LOS ANGELES, April 10, 2017 /PRNewswire/ -- A major data-breach lawsuit highlights an intriguing question for defense teams—whether plaintiffs are attempting to hold companies to unrealistic standards of data-privacy protection, writes LeClairRyan business litigator Chad Mandell in a March 27 column for Corporate Compliance Insights.
In the column ("An Impossible Standard? Data Breach Defense Raises An Important Question"), Mandell cites the high-profile data-breach case of Indianapolis-based healthcare giant Anthem, which in January 2015 learned that hackers had breached its IT system, reportedly making off with the personal data of as many as 80 million Americans.
Two years later, Mandell notes in the piece, several plaintiffs voluntarily asked a judge in the Northern District of California to dismiss the lawsuits they themselves had filed against Anthem.
"The judge had ordered select plaintiffs to comply with a discovery request by Anthem that required them to submit their computers to an independent forensic examiner," writes Mandell, a partner in the national law firm's Los Angeles office. "Anthem wanted to determine whether malware had caused data or credentials to be stolen from the plaintiffs' computers even before the breach of Anthem's systems. If that proved to be true, it would call into question whether the plaintiffs' alleged injuries had truly been caused by the Anthem hack."
It appears that certain plaintiffs dropped out of the suit in order to avoid disclosing this possibly confidential information via discovery, the attorney notes in the column.
Arguably, the process might well have shown that these plaintiffs' data or credentials had been compromised prior to the Anthem breach. After all, Mandell points out, some Internet users are their own worst enemies with respect to data privacy.
"They essentially take zero safety precautions to reduce the risk that their personal information is not needlessly exposed," he writes. "Instead of checking the privacy policies of the websites they visit and 'opting out' of potentially invasive requests, they reflexively give permission to any and all requests. People still use 'password' as their password or fail to take advantage of enhanced measures such as two-factor authentication."
No organization, no matter how large and no matter what security protocols are in place, is immune from its systems being compromised, Mandell says. "Thus, it is reasonable to ask whether alleged damages in a data-breach case truly can be traced to a given hack of a particular company or whether they stem from a prior breach or multiple prior breaches of the plaintiff's own computer," he notes in the column.

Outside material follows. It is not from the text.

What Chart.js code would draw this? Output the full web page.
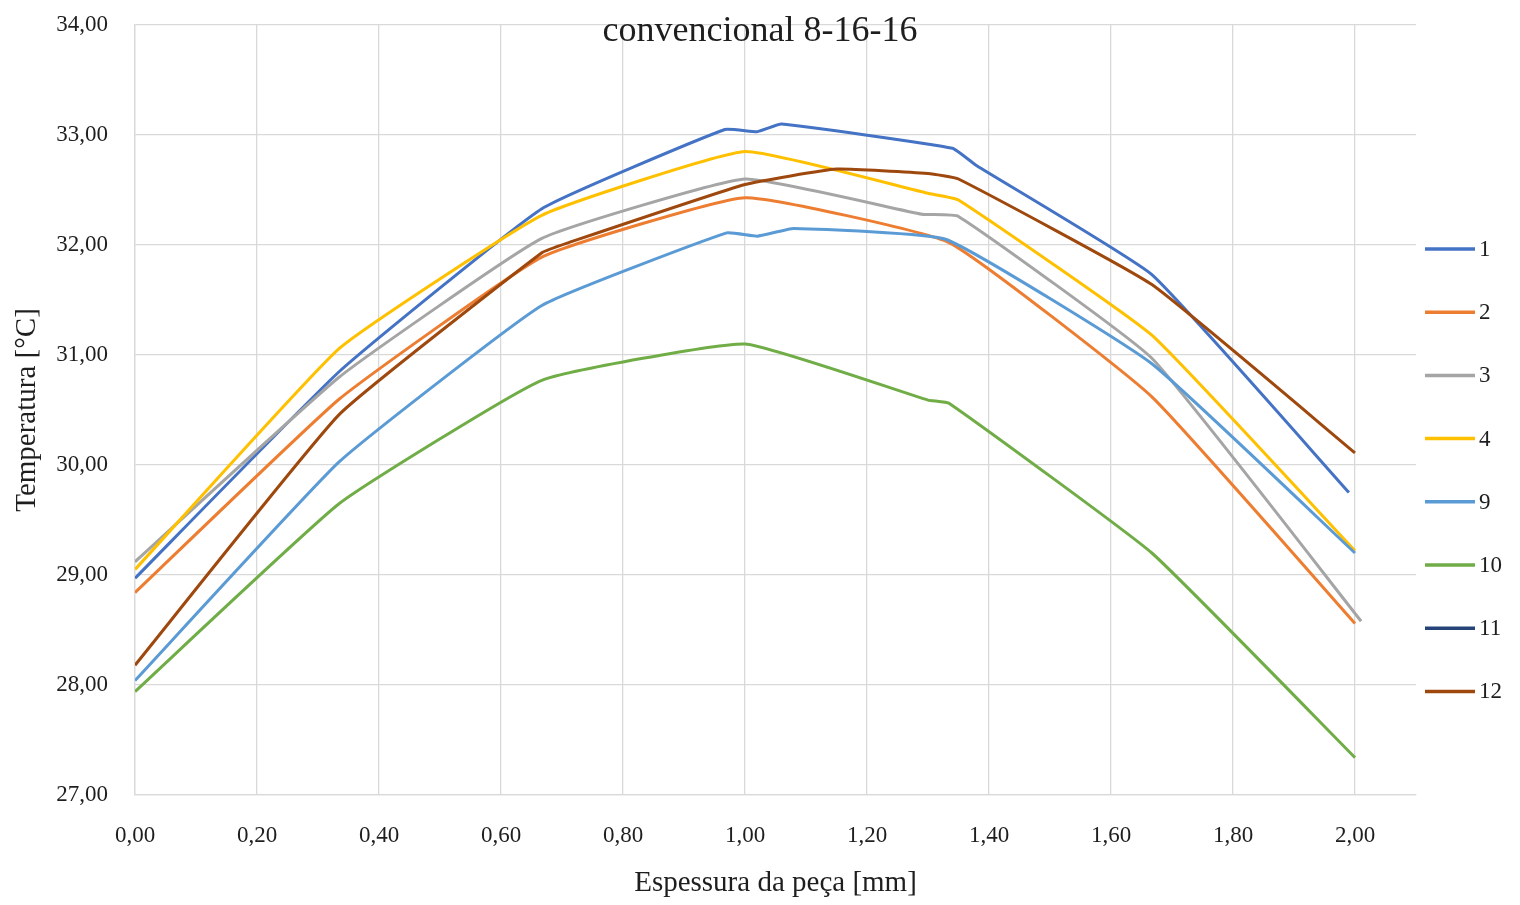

In the Anthem case, the court framed an order that drastically limited the amount of information that could be culled from forensic examination of the plaintiffs' computers. It also put in place multiple and extensive measures that called for tightly controlled access to the plaintiffs' confidential information, Mandell writes.
But even with this heightened protection, certain plaintiffs balked. "As a result, one has to wonder whether they had reasonable expectations regarding their personal privacy to begin with," Mandell concludes. "In suing Anthem, were they seeking to hold the company to an almost impossible standard? It's a question that could prove useful for other firms as they seek to defend themselves in data breach cases."